## INSTRUCTIONS TO FOLLOW
Drop every picture. Then return, exactly, the lines from the beginning of the listing below through the one containing "53, 8, 0, 0];".
┌──
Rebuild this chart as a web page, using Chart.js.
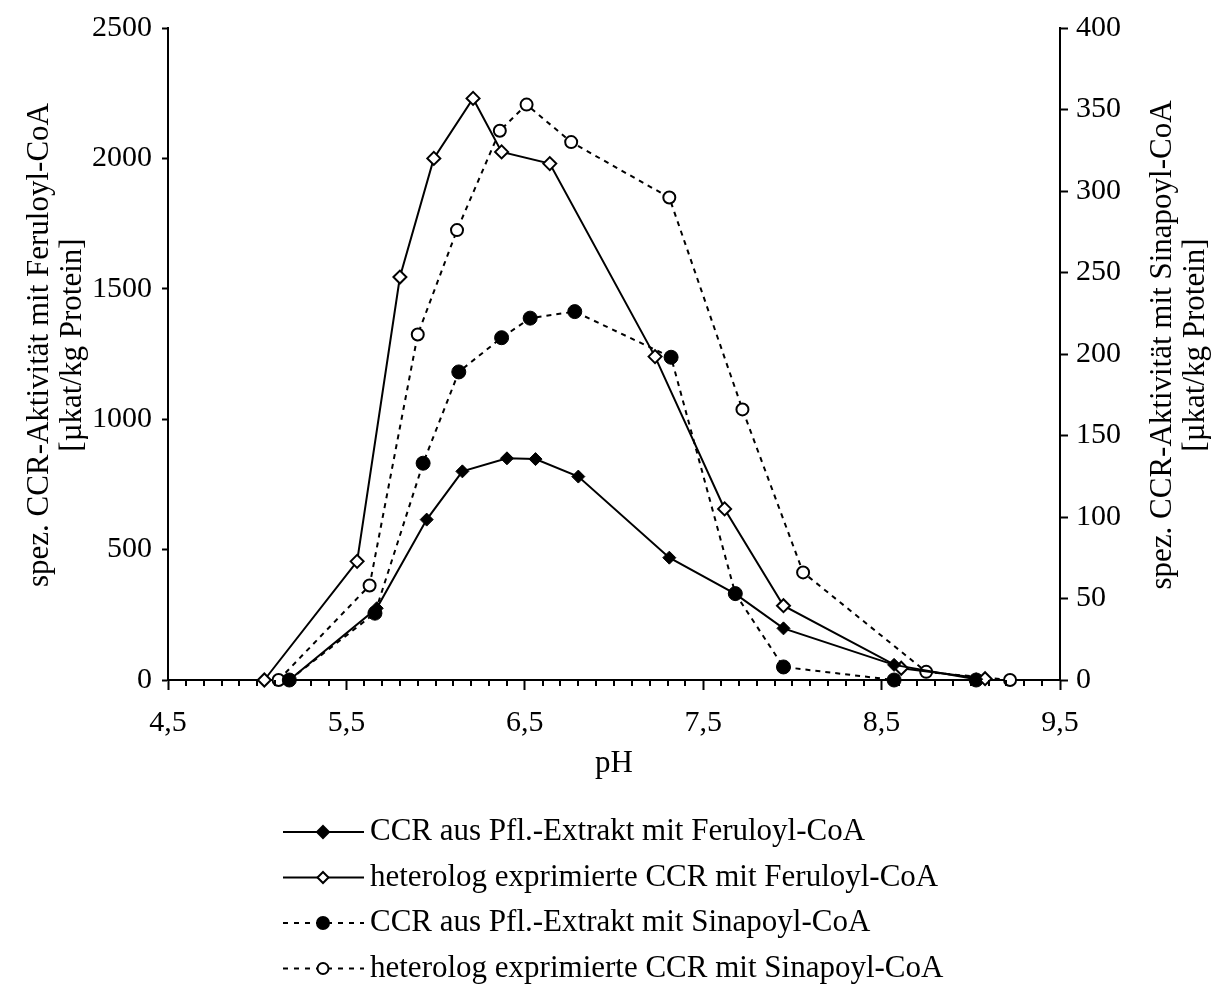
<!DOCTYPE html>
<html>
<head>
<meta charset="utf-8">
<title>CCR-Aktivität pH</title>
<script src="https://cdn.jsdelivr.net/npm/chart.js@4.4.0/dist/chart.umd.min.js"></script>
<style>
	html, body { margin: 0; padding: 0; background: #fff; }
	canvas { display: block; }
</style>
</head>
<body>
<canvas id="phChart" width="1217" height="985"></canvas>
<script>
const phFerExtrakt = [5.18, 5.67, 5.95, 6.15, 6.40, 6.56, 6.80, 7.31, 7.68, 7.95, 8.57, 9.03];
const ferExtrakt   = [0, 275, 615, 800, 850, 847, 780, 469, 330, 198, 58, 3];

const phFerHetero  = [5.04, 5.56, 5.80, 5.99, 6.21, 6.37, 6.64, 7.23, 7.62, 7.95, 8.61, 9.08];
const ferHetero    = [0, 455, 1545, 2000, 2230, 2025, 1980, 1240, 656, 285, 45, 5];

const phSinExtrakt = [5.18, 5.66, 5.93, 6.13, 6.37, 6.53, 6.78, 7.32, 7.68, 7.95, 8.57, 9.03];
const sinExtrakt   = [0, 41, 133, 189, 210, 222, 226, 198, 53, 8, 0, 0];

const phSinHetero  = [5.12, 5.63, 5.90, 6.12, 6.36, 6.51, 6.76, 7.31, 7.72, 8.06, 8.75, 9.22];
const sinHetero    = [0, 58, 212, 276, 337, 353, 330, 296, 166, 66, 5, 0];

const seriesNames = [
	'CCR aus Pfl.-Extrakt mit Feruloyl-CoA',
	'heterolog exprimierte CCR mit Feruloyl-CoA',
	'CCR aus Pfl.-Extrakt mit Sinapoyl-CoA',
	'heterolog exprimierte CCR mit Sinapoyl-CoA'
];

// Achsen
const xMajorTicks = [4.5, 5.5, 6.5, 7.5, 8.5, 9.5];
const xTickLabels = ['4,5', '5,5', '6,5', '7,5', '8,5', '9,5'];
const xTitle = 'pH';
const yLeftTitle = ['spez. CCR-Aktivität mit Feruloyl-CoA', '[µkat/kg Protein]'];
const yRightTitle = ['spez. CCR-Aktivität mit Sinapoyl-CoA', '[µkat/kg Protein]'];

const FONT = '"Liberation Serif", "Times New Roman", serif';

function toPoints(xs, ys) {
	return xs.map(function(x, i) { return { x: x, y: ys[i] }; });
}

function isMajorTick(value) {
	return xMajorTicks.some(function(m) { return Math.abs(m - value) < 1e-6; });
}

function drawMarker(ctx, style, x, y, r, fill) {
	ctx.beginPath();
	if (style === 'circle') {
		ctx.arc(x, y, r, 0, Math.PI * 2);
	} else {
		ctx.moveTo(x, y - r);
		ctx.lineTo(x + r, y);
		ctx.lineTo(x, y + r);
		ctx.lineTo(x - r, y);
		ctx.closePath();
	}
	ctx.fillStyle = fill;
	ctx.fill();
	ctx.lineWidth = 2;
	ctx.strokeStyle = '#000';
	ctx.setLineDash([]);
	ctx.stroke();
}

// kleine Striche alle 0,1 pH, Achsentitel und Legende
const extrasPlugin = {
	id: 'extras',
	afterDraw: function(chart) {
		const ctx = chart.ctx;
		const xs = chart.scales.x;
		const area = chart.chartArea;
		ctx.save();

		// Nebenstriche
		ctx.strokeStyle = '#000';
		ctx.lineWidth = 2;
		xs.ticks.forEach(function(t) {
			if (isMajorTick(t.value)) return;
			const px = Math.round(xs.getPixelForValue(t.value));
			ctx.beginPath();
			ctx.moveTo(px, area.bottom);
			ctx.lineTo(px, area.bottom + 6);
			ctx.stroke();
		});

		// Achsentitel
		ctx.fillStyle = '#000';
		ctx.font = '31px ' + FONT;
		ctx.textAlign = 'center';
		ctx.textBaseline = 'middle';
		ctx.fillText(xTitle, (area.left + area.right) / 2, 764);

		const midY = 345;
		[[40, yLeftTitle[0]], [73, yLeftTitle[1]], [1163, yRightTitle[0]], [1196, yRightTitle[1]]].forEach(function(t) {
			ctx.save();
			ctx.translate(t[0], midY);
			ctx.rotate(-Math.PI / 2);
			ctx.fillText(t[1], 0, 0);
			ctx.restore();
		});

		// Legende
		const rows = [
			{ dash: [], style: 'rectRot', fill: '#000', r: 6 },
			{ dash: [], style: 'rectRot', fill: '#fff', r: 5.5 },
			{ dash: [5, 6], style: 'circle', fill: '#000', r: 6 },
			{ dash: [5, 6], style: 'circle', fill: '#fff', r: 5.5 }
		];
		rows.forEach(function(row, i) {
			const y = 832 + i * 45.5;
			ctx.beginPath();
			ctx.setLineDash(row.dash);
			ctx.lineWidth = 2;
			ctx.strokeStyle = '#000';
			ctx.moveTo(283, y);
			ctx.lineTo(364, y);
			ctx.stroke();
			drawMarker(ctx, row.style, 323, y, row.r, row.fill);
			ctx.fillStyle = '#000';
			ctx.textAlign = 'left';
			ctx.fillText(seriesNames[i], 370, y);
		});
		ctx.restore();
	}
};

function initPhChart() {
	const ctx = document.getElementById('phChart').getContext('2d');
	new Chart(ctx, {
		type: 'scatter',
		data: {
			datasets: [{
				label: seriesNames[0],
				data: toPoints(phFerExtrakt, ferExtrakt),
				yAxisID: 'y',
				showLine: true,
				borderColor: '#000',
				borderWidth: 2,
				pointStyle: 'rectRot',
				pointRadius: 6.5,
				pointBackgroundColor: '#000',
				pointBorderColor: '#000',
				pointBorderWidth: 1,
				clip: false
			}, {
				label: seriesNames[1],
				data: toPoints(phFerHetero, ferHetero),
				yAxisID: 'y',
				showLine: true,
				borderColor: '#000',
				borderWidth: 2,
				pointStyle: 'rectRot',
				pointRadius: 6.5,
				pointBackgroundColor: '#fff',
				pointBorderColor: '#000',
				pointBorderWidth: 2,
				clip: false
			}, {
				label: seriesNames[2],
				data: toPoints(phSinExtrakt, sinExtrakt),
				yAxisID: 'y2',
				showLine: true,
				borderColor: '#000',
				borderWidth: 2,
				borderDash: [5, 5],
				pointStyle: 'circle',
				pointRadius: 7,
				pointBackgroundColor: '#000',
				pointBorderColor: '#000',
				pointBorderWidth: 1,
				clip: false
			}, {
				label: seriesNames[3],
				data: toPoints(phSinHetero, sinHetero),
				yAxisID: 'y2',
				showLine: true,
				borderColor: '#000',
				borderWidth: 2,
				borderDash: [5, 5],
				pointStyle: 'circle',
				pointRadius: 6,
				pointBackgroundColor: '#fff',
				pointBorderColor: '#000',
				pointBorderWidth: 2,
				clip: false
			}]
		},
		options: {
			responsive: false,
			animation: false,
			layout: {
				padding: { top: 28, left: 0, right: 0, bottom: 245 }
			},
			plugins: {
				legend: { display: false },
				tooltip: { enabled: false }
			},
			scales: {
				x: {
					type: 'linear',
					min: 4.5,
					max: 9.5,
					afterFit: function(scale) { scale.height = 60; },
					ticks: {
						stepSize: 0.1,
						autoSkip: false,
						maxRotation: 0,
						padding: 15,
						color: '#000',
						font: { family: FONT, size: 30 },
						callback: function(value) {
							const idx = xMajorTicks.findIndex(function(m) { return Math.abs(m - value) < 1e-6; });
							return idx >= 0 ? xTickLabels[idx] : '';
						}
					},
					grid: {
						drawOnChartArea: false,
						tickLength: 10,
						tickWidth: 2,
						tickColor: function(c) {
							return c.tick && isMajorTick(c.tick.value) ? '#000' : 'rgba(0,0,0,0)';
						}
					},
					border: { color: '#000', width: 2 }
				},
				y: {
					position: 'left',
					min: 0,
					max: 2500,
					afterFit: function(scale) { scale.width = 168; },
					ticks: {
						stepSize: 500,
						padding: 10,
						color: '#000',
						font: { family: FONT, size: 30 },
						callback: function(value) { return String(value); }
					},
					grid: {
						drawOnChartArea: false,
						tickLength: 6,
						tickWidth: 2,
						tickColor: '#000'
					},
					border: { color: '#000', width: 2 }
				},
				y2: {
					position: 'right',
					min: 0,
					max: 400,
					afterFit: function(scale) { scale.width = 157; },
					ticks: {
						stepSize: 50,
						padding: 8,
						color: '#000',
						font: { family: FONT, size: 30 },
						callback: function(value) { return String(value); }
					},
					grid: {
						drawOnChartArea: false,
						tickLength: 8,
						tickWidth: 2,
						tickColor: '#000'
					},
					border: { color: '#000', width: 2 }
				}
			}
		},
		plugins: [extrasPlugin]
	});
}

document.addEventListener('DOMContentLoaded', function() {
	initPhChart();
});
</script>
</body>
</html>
└──
## RESULT BELOW
Rebuild this chart as a web page, using Chart.js.
<!DOCTYPE html>
<html>
<head>
<meta charset="utf-8">
<title>CCR-Aktivität pH</title>
<script src="https://cdn.jsdelivr.net/npm/chart.js@4.4.0/dist/chart.umd.min.js"></script>
<style>
	html, body { margin: 0; padding: 0; background: #fff; }
	canvas { display: block; }
</style>
</head>
<body>
<canvas id="phChart" width="1217" height="985"></canvas>
<script>
const phFerExtrakt = [5.18, 5.67, 5.95, 6.15, 6.40, 6.56, 6.80, 7.31, 7.68, 7.95, 8.57, 9.03];
const ferExtrakt   = [0, 275, 615, 800, 850, 847, 780, 469, 330, 198, 58, 3];

const phFerHetero  = [5.04, 5.56, 5.80, 5.99, 6.21, 6.37, 6.64, 7.23, 7.62, 7.95, 8.61, 9.08];
const ferHetero    = [0, 455, 1545, 2000, 2230, 2025, 1980, 1240, 656, 285, 45, 5];

const phSinExtrakt = [5.18, 5.66, 5.93, 6.13, 6.37, 6.53, 6.78, 7.32, 7.68, 7.95, 8.57, 9.03];
const sinExtrakt   = [0, 41, 133, 189, 210, 222, 226, 198, 53, 8, 0, 0];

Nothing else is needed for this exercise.